Deval Patrick's Destruction of Massachusetts Education.
With the pillars of reform under attack, Joe Williams, executive director of Democrats for Education Reform, wrote in the Globe, “You have to wonder why Massachusetts seems intent on retreating from its own nationally recognized success. The backward slide is already evident.”
The Commonwealth’s 15-year track record of successful education reform gave Governor Patrick a clear path ahead on education policy. Instead of undoing the reforms of his predecessors, the governor could have built on the state’s success by carrying on the commitment to high standards, fine-tuning a successful accountability system, and maintaining the governance structure that had successfully insulated critical education policy decisions from special-interest pressure. He could extend to others the educational opportunity that transformed his own life by raising from 9 to 20 percent the cap on the amount of money that can be transferred from school districts to charter schools in districts whose MCAS scores are in the bottom 10 percent statewide.
So far, he has chosen instead to dismantle reform and replace the singular focus on student achievement that was the key to education reform’s success with a wish list that would likely cost taxpayers an additional $2 billion per year. With the new Board of Elementary and Secondary Education stripped of independence, there is no entity left that can operate outside the political arena with the sole mission of improving academic performance.

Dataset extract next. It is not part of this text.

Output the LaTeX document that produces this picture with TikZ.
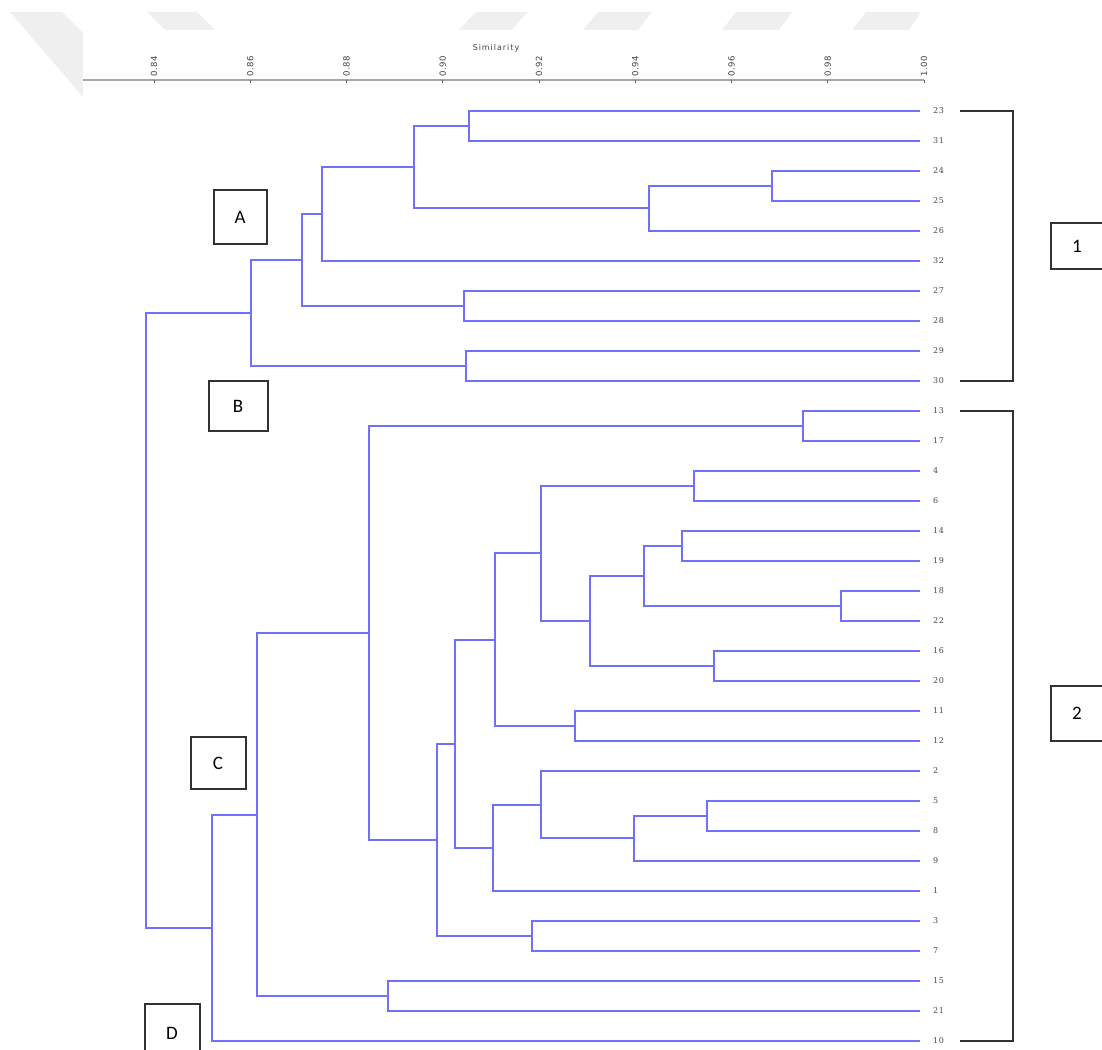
\documentclass[tikz,border=0pt]{standalone}
\usepackage{fontspec}
\newfontfamily\boxfont{Carlito}
\newfontfamily\leaffont[LetterSpace=8]{DejaVu Serif}
\newfontfamily\axisfont[LetterSpace=6]{DejaVu Sans}
\newfontfamily\titlefont[LetterSpace=12]{DejaVu Sans}
\definecolor{dendro}{RGB}{112,112,255}
\definecolor{wmark}{RGB}{239,239,239}
\definecolor{frame}{RGB}{50,50,50}
\begin{document}
\begin{tikzpicture}[x=1pt,y=-1pt,
  dend/.style={draw=dendro,line width=1.4pt},
  leaf/.style={anchor=west,inner sep=0pt,font=\leaffont\fontsize{8}{9}\selectfont,text=black!72},
  tick/.style={anchor=west,inner sep=0pt,rotate=90,font=\axisfont\fontsize{8.5}{9}\selectfont,text=black!75},
  letterbox/.style={draw=frame,line width=2pt,fill=white,font=\boxfont\fontsize{19}{20}\selectfont,inner sep=0pt},
  bracket/.style={draw=frame,line width=1.6pt}]
\clip (0,0) rectangle (1102,1049);
% watermark shapes
\fill[wmark] (10,12) -- (62,12) -- (83,33) -- (83,97) -- cycle;
\fill[wmark] (147,12) -- (197,12) -- (215,30) -- (165,30) -- cycle;
\fill[wmark] (476,12) -- (528,12) -- (511,30) -- (459,30) -- cycle;
\fill[wmark] (598,12) -- (652,12) -- (638,30) -- (583,30) -- cycle;
\fill[wmark] (736,12) -- (792,12) -- (779,30) -- (722,30) -- cycle;
\fill[wmark] (866,12) -- (921,12) -- (909,30) -- (852,30) -- cycle;
% axis
\node[font=\titlefont\fontsize{8}{9}\selectfont,text=black!75,inner sep=0pt] (simlab) at (496,48) {Similarity};
\coordinate (axl) at (83,80);
\coordinate (axr) at (924,80);
\draw[draw=black!35,line width=2pt] (axl) -- (axr);
\foreach \v [count=\i from 0] in {0.84,0.86,0.88,0.90,0.92,0.94,0.96,0.98,1.00}{
  \coordinate (tk\i) at (154+96.25*\i,80);
  \draw[black!60,line width=1pt] (tk\i) -- ++(0,3);
  \node[tick] (tl\i) at (154+96.25*\i,77) {\v};
}
% leaves
\foreach \n [count=\i from 0] in {23,31,24,25,26,32,27,28,29,30,13,17,4,6,14,19,18,22,16,20,11,12,2,5,8,9,1,3,7,15,21,10}{
  \coordinate (e\n) at (920,111+30*\i);
  \node[leaf] (l\n) at (933,111+30*\i) {\n};
}
% merge points
\coordinate (m1) at (469,126);
\coordinate (m2) at (772,186);
\coordinate (m3) at (649,208);
\coordinate (m4) at (414,167);
\coordinate (m5) at (322,214);
\coordinate (m6) at (464,306);
\coordinate (m7) at (302,260);
\coordinate (m8) at (466,366);
\coordinate (m9) at (251,313);
\coordinate (n1) at (803,426);
\coordinate (n2) at (694,486);
\coordinate (n3) at (682,546);
\coordinate (n4) at (841,606);
\coordinate (n5) at (644,576);
\coordinate (n6) at (714,666);
\coordinate (n7) at (590,621);
\coordinate (n8) at (541,553);
\coordinate (n9) at (575,726);
\coordinate (n10) at (495,640);
\coordinate (n11) at (707,816);
\coordinate (n12) at (634,838);
\coordinate (n13) at (541,805);
\coordinate (n14) at (493,848);
\coordinate (n15) at (455,744);
\coordinate (n16) at (532,936);
\coordinate (n17) at (437,840);
\coordinate (n18) at (369,633);
\coordinate (n19) at (388,996);
\coordinate (n20) at (257,815);
\coordinate (n21) at (212,928);
\coordinate (root) at (146,620);
\newcommand\dlink[3]{\draw[dend] (#2) -- (#2 -| #1) -- (#3 -| #1) -- (#3);}
\dlink{m1}{e23}{e31}
\dlink{m2}{e24}{e25}
\dlink{m3}{m2}{e26}
\dlink{m4}{m1}{m3}
\dlink{m5}{m4}{e32}
\dlink{m6}{e27}{e28}
\dlink{m7}{m5}{m6}
\dlink{m8}{e29}{e30}
\dlink{m9}{m7}{m8}
\dlink{n1}{e13}{e17}
\dlink{n2}{e4}{e6}
\dlink{n3}{e14}{e19}
\dlink{n4}{e18}{e22}
\dlink{n5}{n3}{n4}
\dlink{n6}{e16}{e20}
\dlink{n7}{n5}{n6}
\dlink{n8}{n2}{n7}
\dlink{n9}{e11}{e12}
\dlink{n10}{n8}{n9}
\dlink{n11}{e5}{e8}
\dlink{n12}{n11}{e9}
\dlink{n13}{e2}{n12}
\dlink{n14}{n13}{e1}
\dlink{n15}{n10}{n14}
\dlink{n16}{e3}{e7}
\dlink{n17}{n15}{n16}
\dlink{n18}{n1}{n17}
\dlink{n19}{e15}{e21}
\dlink{n20}{n18}{n19}
\dlink{n21}{n20}{e10}
\dlink{root}{m9}{n21}
% brackets
\coordinate (b1t) at (960,111);
\coordinate (b1b) at (960,381);
\coordinate (b2t) at (960,411);
\coordinate (b2b) at (960,1041);
\draw[bracket] (b1t) -- ++(53,0) |- (b1b);
\draw[bracket] (b2t) -- ++(53,0) |- (b2b);
% boxes
\node[letterbox,minimum width=53pt,minimum height=54pt] (A) at (240,217) {A};
\node[letterbox,minimum width=59pt,minimum height=50pt] (B) at (238,406) {B};
\node[letterbox,minimum width=55pt,minimum height=52pt] (C) at (218,763) {C};
\node[letterbox,minimum width=55pt,minimum height=58pt,text depth=0pt] (D) at (172,1033) {D};
\node[letterbox,minimum width=53pt,minimum height=46pt] (one) at (1077,246) {1};
\node[letterbox,minimum width=53pt,minimum height=55pt] (two) at (1077,713) {2};
\end{tikzpicture}
\end{document}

Results released in September 2008 showed a sharp drop in MCAS pass rates and flat or declining scores in the elementary and middle school grades and in many urban districts. While 15 years of progress will not be undone overnight, as the Patrick administration’s efforts to dismantle reform continue, such drops are likely to become the rule. It is the price we will pay for Massachusetts policymakers snatching defeat from the jaws of the Commonwealth’s historic education-reform victory.